The home was demolished in February 2025. It’s uncertain who funded the demolition, but one report confirms the town did not pay for it. Bonomi may never recover his investment.

Several other Cape Cod properties have had their foundations washed away from under them in recent years. Some have moved their homes inland to buy more time. Other properties have been condemned for safety reasons. Nantucket is another community dealing with fast-eroding beaches and facing steep damages from high-priced endangered properties.

It’s not only private properties or homes that sustain increasing impacts from flooding and erosion. The Boston Seaport, a monumental development project now in its second decade, flooded 19 days in 2024-25 due to high tides overrunning its sea level surface. Roads, walkways, bridges, power lines, commerce and public services are all impacted by increased flooding and erosion.
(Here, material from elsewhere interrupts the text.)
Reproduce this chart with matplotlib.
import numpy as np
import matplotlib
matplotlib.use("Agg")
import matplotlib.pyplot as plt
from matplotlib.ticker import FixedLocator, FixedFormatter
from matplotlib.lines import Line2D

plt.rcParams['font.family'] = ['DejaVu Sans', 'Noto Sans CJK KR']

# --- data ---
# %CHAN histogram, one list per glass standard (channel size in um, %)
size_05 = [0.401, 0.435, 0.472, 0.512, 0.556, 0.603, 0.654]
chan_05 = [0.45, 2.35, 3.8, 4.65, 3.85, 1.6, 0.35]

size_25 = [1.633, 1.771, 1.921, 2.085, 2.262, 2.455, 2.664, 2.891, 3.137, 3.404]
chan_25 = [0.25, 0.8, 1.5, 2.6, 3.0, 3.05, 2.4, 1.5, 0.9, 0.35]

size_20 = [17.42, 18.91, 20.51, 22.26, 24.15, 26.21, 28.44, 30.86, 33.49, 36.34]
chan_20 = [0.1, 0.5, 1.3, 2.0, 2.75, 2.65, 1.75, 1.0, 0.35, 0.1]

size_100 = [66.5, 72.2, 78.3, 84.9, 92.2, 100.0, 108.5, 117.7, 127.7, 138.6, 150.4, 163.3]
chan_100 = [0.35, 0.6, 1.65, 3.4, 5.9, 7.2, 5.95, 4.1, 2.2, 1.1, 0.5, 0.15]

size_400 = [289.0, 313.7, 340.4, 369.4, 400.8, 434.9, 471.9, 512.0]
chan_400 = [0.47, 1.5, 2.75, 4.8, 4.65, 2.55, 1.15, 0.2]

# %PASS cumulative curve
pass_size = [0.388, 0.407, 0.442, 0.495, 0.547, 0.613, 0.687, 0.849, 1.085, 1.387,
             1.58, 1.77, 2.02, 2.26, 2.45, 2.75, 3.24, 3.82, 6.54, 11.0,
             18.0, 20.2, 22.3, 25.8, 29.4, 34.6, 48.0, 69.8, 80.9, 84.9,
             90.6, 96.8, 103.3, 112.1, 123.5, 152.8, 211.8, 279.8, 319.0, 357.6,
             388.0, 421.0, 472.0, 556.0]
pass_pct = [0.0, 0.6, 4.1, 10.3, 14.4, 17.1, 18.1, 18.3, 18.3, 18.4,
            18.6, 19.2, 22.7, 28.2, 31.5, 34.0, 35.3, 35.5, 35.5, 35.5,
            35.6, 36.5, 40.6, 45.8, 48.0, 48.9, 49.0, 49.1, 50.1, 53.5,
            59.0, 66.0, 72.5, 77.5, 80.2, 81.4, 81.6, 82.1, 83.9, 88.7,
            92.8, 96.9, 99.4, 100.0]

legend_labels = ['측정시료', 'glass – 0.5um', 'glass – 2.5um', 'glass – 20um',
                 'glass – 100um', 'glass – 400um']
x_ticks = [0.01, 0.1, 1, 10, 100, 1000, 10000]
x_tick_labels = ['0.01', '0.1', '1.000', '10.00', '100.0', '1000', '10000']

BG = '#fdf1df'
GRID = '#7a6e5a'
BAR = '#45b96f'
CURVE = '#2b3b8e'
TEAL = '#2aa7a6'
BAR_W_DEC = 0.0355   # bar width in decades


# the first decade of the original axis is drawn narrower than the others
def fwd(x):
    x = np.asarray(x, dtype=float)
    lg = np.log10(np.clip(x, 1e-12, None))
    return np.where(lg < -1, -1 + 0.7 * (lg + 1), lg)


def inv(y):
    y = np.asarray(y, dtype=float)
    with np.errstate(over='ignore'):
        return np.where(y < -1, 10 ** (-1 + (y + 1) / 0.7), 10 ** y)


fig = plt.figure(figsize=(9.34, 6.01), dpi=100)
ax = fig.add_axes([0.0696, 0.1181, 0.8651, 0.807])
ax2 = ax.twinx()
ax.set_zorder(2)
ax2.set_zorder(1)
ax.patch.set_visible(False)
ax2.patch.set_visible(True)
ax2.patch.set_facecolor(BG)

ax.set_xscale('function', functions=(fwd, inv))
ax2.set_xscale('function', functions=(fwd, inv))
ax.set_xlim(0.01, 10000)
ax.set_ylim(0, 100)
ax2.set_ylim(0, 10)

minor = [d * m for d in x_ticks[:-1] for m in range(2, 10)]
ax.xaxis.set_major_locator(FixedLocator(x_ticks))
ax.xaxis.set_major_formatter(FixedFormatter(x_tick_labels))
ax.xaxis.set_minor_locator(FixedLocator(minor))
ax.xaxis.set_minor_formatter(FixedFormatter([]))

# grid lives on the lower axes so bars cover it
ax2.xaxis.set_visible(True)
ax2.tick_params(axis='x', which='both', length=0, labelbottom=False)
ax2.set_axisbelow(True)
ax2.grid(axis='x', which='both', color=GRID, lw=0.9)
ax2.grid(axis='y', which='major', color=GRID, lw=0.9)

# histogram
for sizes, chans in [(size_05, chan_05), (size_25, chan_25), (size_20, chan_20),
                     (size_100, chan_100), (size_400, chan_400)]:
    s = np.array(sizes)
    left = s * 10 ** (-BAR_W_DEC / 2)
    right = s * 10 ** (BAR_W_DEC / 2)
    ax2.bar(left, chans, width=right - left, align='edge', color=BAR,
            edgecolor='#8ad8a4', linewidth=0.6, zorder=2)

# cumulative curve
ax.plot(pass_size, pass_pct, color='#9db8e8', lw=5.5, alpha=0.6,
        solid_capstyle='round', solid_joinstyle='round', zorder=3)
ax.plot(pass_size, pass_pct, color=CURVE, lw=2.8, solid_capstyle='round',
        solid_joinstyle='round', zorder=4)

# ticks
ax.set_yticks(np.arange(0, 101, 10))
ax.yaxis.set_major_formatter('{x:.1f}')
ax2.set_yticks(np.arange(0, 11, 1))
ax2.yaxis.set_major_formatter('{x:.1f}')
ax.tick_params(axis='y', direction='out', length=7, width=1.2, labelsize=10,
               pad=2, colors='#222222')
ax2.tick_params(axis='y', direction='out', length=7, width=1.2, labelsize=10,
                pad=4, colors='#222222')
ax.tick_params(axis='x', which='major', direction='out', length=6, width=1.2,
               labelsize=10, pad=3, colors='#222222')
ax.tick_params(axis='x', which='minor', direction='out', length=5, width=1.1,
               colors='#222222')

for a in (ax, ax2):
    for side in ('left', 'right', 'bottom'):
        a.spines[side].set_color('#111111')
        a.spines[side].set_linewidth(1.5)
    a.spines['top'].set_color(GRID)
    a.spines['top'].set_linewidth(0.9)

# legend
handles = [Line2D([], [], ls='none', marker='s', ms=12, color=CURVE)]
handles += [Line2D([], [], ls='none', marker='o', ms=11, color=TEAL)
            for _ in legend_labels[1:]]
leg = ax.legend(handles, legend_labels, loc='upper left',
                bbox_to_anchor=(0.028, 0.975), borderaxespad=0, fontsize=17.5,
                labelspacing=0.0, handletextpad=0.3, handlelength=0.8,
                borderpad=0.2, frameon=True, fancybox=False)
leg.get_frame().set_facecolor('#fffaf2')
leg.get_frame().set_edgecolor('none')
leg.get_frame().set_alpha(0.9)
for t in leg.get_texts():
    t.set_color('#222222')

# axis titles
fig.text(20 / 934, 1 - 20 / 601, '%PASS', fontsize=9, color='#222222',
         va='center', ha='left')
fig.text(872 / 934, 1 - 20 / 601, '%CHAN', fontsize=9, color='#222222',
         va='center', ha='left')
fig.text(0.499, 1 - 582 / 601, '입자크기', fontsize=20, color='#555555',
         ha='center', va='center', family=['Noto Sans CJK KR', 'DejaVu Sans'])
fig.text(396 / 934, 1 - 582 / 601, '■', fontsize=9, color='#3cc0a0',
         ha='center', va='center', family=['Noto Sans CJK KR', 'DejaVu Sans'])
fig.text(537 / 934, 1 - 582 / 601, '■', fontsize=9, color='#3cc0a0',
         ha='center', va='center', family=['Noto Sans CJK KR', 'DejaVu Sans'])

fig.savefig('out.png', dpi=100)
By some estimates, high tide flooding days could increase to nearly half the year by 2050 around Boston Harbor. Notably, those high tide flood days are caused by rising sea levels; storm surges and intensifying rainfall will add to the flood tallies. And then there’s the possibility of an AMOC collapse, which greatly multiplies flooding and erosion concerns.

Some of these coastal markets are starting to show the impacts of flood risk. Nantucket is seeing overall decline in average real estate prices, and specific properties on Cape Cod are diminishing in value.
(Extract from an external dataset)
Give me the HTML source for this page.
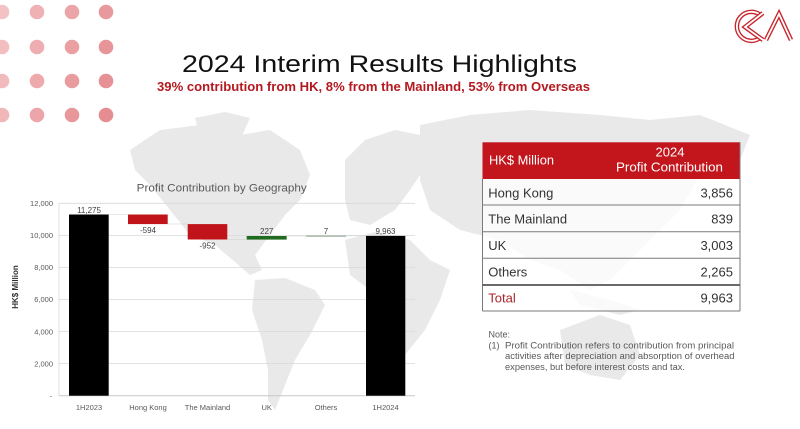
<!DOCTYPE html>
<html><head><meta charset="utf-8"><style>
html,body{margin:0;padding:0;background:#fff;}
svg{display:block;}
text{font-family:"Liberation Sans",sans-serif;}
</style></head><body>
<svg width="800" height="429" viewBox="0 0 800 429" xmlns="http://www.w3.org/2000/svg">
<rect width="800" height="429" fill="#fff"/>
<!-- world map (approximate) -->
<g fill="#e9e9e9">
<polygon points="130,150 160,130 200,125 240,135 270,130 300,150 310,175 300,200 285,215 270,235 255,255 262,270 250,275 235,262 215,245 190,235 170,210 150,185 135,170"/>
<polygon points="195,118 225,112 250,118 240,140 215,150 200,135"/>
<polygon points="255,280 285,278 315,290 325,305 310,335 295,360 285,385 275,410 268,400 268,370 262,340 252,310"/>
<polygon points="345,160 365,140 395,130 420,135 430,160 410,190 395,210 370,225 350,220 345,200"/>
<polygon points="345,240 375,232 410,240 430,260 450,270 440,300 425,330 405,355 390,350 380,320 370,290 350,275"/>
<polygon points="420,125 470,115 530,110 600,115 650,120 700,115 750,135 740,160 700,175 680,210 650,240 630,260 610,280 590,290 560,270 530,260 500,240 460,230 430,210 420,180"/>
<polygon points="570,290 610,300 640,310 620,315 580,305"/>
<polygon points="560,330 600,315 630,325 640,355 620,380 590,375 565,365"/>
</g>
<!-- dots -->
<g>
<circle cx="2" cy="12" r="7.3" fill="#f3c2c4"/><circle cx="37" cy="12" r="7.3" fill="#efb1b4"/><circle cx="72" cy="12" r="7.3" fill="#eba4a7"/><circle cx="106" cy="12" r="7.3" fill="#e8999d"/>
<circle cx="2" cy="47" r="7.3" fill="#f2bec0"/><circle cx="37" cy="47" r="7.3" fill="#eeadb0"/><circle cx="72" cy="47" r="7.3" fill="#eaa0a3"/><circle cx="106" cy="47" r="7.3" fill="#e79599"/>
<circle cx="2" cy="81" r="7.3" fill="#f1babc"/><circle cx="37" cy="81" r="7.3" fill="#eda9ac"/><circle cx="72" cy="81" r="7.3" fill="#e99c9f"/><circle cx="106" cy="81" r="7.3" fill="#e69195"/>
<circle cx="2" cy="115" r="7.3" fill="#f0b6b8"/><circle cx="37" cy="115" r="7.3" fill="#eca5a8"/><circle cx="72" cy="115" r="7.3" fill="#e8989b"/><circle cx="106" cy="115" r="7.3" fill="#e58d91"/>
</g>
<!-- logo -->
<g fill="none" stroke-linejoin="miter">
<path d="M759,14 A14.5,14.5 0 1 0 760,38" stroke="#c8242b" stroke-width="4.5"/>
<path d="M759,14 A14.5,14.5 0 1 0 760,38" stroke="#fff" stroke-width="1.8"/>
<path d="M763,13 L745,27 L763,40" stroke="#c8242b" stroke-width="4.5"/>
<path d="M763,13 L745,27 L763,40" stroke="#fff" stroke-width="1.8"/>
<path d="M766,40 L779,14 L791,40" stroke="#c8242b" stroke-width="4.5"/>
<path d="M766,40 L779,14 L791,40" stroke="#fff" stroke-width="1.8"/>
</g>
<!-- titles -->
<text x="182" y="72" font-size="24" fill="#111" textLength="395" lengthAdjust="spacingAndGlyphs">2024 Interim Results Highlights</text>
<text x="157" y="91" font-size="12.5" font-weight="bold" fill="#b3191f" textLength="433" lengthAdjust="spacingAndGlyphs">39% contribution from HK, 8% from the Mainland, 53% from Overseas</text>
<!-- chart -->
<text x="136.7" y="191.5" font-size="11" fill="#595959" textLength="170" lengthAdjust="spacingAndGlyphs">Profit Contribution by Geography</text>
<g stroke="#d9d9d9" stroke-width="0.8">
<line x1="59" y1="203.3" x2="415" y2="203.3"/>
<line x1="59" y1="235.5" x2="415" y2="235.5"/>
<line x1="59" y1="267.5" x2="415" y2="267.5"/>
<line x1="59" y1="299.5" x2="415" y2="299.5"/>
<line x1="59" y1="331.6" x2="415" y2="331.6"/>
<line x1="59" y1="363.6" x2="415" y2="363.6"/>
</g>
<line x1="59" y1="395.7" x2="415" y2="395.7" stroke="#c8c8c8" stroke-width="1"/>
<line x1="59" y1="203" x2="59" y2="396" stroke="#d9d9d9" stroke-width="0.8"/>
<g font-size="7.5" fill="#595959" text-anchor="end">
<text x="53" y="206">12,000</text>
<text x="53" y="238.2">10,000</text>
<text x="53" y="270.2">8,000</text>
<text x="53" y="302.2">6,000</text>
<text x="53" y="334.3">4,000</text>
<text x="53" y="366.3">2,000</text>
<text x="52" y="398.4">-</text>
</g>
<text transform="translate(18,287) rotate(-90)" font-size="8" font-weight="bold" fill="#333" text-anchor="middle">HK$ Million</text>
<!-- connectors -->
<g stroke="#d0d0d0" stroke-width="0.6">
<line x1="109" y1="214.5" x2="128" y2="214.5"/>
<line x1="168" y1="224" x2="188" y2="224"/>
<line x1="227" y1="239.5" x2="247" y2="239.5"/>
<line x1="287" y1="236" x2="306" y2="236"/>
<line x1="346" y1="235.8" x2="366" y2="235.8"/>
</g>
<rect x="69" y="214.5" width="39.7" height="181.2" fill="#000"/>
<rect x="128" y="214.5" width="39.7" height="9.6" fill="#c0141a"/>
<rect x="187.7" y="224.1" width="39.6" height="15.4" fill="#c0141a"/>
<rect x="246.7" y="236" width="40" height="3.6" fill="#1f6b1f"/>
<rect x="306" y="235.6" width="40" height="1" fill="#8a9a8a"/>
<rect x="366" y="235.9" width="39.3" height="159.8" fill="#000"/>
<g font-size="8" fill="#404040" text-anchor="middle">
<text x="89" y="213">11,275</text>
<text x="148" y="233">-594</text>
<text x="207.5" y="248.5">-952</text>
<text x="266.7" y="234">227</text>
<text x="326" y="234">7</text>
<text x="385.5" y="234">9,963</text>
</g>
<g font-size="7.5" fill="#595959" text-anchor="middle">
<text x="89" y="410">1H2023</text>
<text x="148" y="410">Hong Kong</text>
<text x="207.5" y="410">The Mainland</text>
<text x="266.7" y="410">UK</text>
<text x="326" y="410">Others</text>
<text x="385.5" y="410">1H2024</text>
</g>
<!-- table -->
<rect x="482.5" y="179" width="257.5" height="132" fill="#fff" fill-opacity="0.75"/>
<rect x="482.5" y="142.3" width="257.5" height="36.7" fill="#c2161c"/>
<g stroke="#7a7a7a" stroke-width="1" fill="none">
<line x1="482.5" y1="205" x2="740" y2="205"/>
<line x1="482.5" y1="231.7" x2="740" y2="231.7"/>
<line x1="482.5" y1="258.3" x2="740" y2="258.3"/>
<line x1="482.5" y1="311" x2="740" y2="311"/>
<line x1="482.5" y1="179" x2="482.5" y2="311"/>
<line x1="740" y1="142.3" x2="740" y2="311"/>
</g>
<line x1="482.5" y1="285" x2="740" y2="285" stroke="#555" stroke-width="1.8"/>
<g fill="#fff" font-size="13">
<text x="489" y="164.3" textLength="65" lengthAdjust="spacingAndGlyphs">HK$ Million</text>
<text x="670" y="156.7" text-anchor="middle">2024</text>
<text x="616" y="171.7" textLength="107" lengthAdjust="spacingAndGlyphs">Profit Contribution</text>
</g>
<g font-size="13" fill="#333">
<text x="488.3" y="197.5">Hong Kong</text>
<text x="488.3" y="223.5">The Mainland</text>
<text x="488.3" y="250">UK</text>
<text x="488.3" y="276.7">Others</text>
<text x="488.3" y="302.7" fill="#a8262b">Total</text>
</g>
<g font-size="13" fill="#333" text-anchor="end">
<text x="733" y="197.5">3,856</text>
<text x="733" y="223.5">839</text>
<text x="733" y="250">3,003</text>
<text x="733" y="276.7">2,265</text>
<text x="733" y="302.7">9,963</text>
</g>
<!-- note -->
<g font-size="9" fill="#595959">
<text x="488.5" y="337.5">Note:</text>
<text x="488.5" y="348.5">(1)</text>
<text x="505" y="348.5" textLength="229" lengthAdjust="spacingAndGlyphs">Profit Contribution refers to contribution from principal</text>
<text x="505" y="359" textLength="229.5" lengthAdjust="spacingAndGlyphs">activities after depreciation and absorption of overhead</text>
<text x="505" y="369.8" textLength="180" lengthAdjust="spacingAndGlyphs">expenses, but before interest costs and tax.</text>
</g>
</svg>
</body></html>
Thermohaline Circulation. Deep water formation shows plunging warm, surface currents into cool, deep currents . Salinity measured in PSS goes from 32 to 38.

The thermohaline circulation, or temperature-salinity current, is the global network of ocean currents that are driven by changes in temperature and salt levels between parts of the ocean. The Atlantic Meridional Overturning Circulation (AMOC) surface current (red) pulls feet of sea level away from the US eastern seaboard before sinking (blue).

How Much Flood Protection Do You Need?

Flood protection is not included in most property insurance policies, so separate coverage is required for flooding. Be sure to purchase flood insurance coverage both for your building and for your personal property if First Street Foundation suggests a flood risk you cannot self-insure.

If you have leased tenants, you should also advise them to purchase separate flood insurance covering their personal belongings. Renters insurance will protect belongings against fire, theft and internal water damage (like burst pipes), but not against floods.

The place to start is the National Flood Insurance Program (NFIP), which is operated by the Federal Emergency Management Agency (FEMA). NFIP may be more affordable than coverage through private companies.

However, NFIP insurance will only cover buildings up to $250,000 and private contents up to $100,000. Of course, many Massachusetts coastal properties have value well over that amount, so you will most likely want to purchase additional private insurance for replacement or loss-of-use.

Other measures, like raising a house up several feet, can be cost-effective and extend the life of the property without changing its location. Or, just raising the level of house systems like HVAC, plumbing and electric meters to protect from flooding can be done for nominal cost. Flood mitigation measures on individual properties will likely lower the price tag on flood insurance premiums.

Seawalls and natural solutions like planting vegetation along shorelines can also help save built structures in shoreline communities, though at high expense, and with potential environmental impacts. Seawalls, for example, are no cure; they only deflect ocean waves, which can then pile up in neighboring properties, accelerating erosion in a race to the bottom of the sea.

Flood insurance premiums might cause some sticker shock, depending on your property value, flood mitigation and flood risk as determined by NFIP or a private insurance company. It could run several hundred dollars or well over that per month for high-value properties.

But, considering an AMOC collapse and the host of other flood forces crowding the Massachusetts coast, full replacement coverage could be the best investment you make as an owner of increasingly endangered coastal property.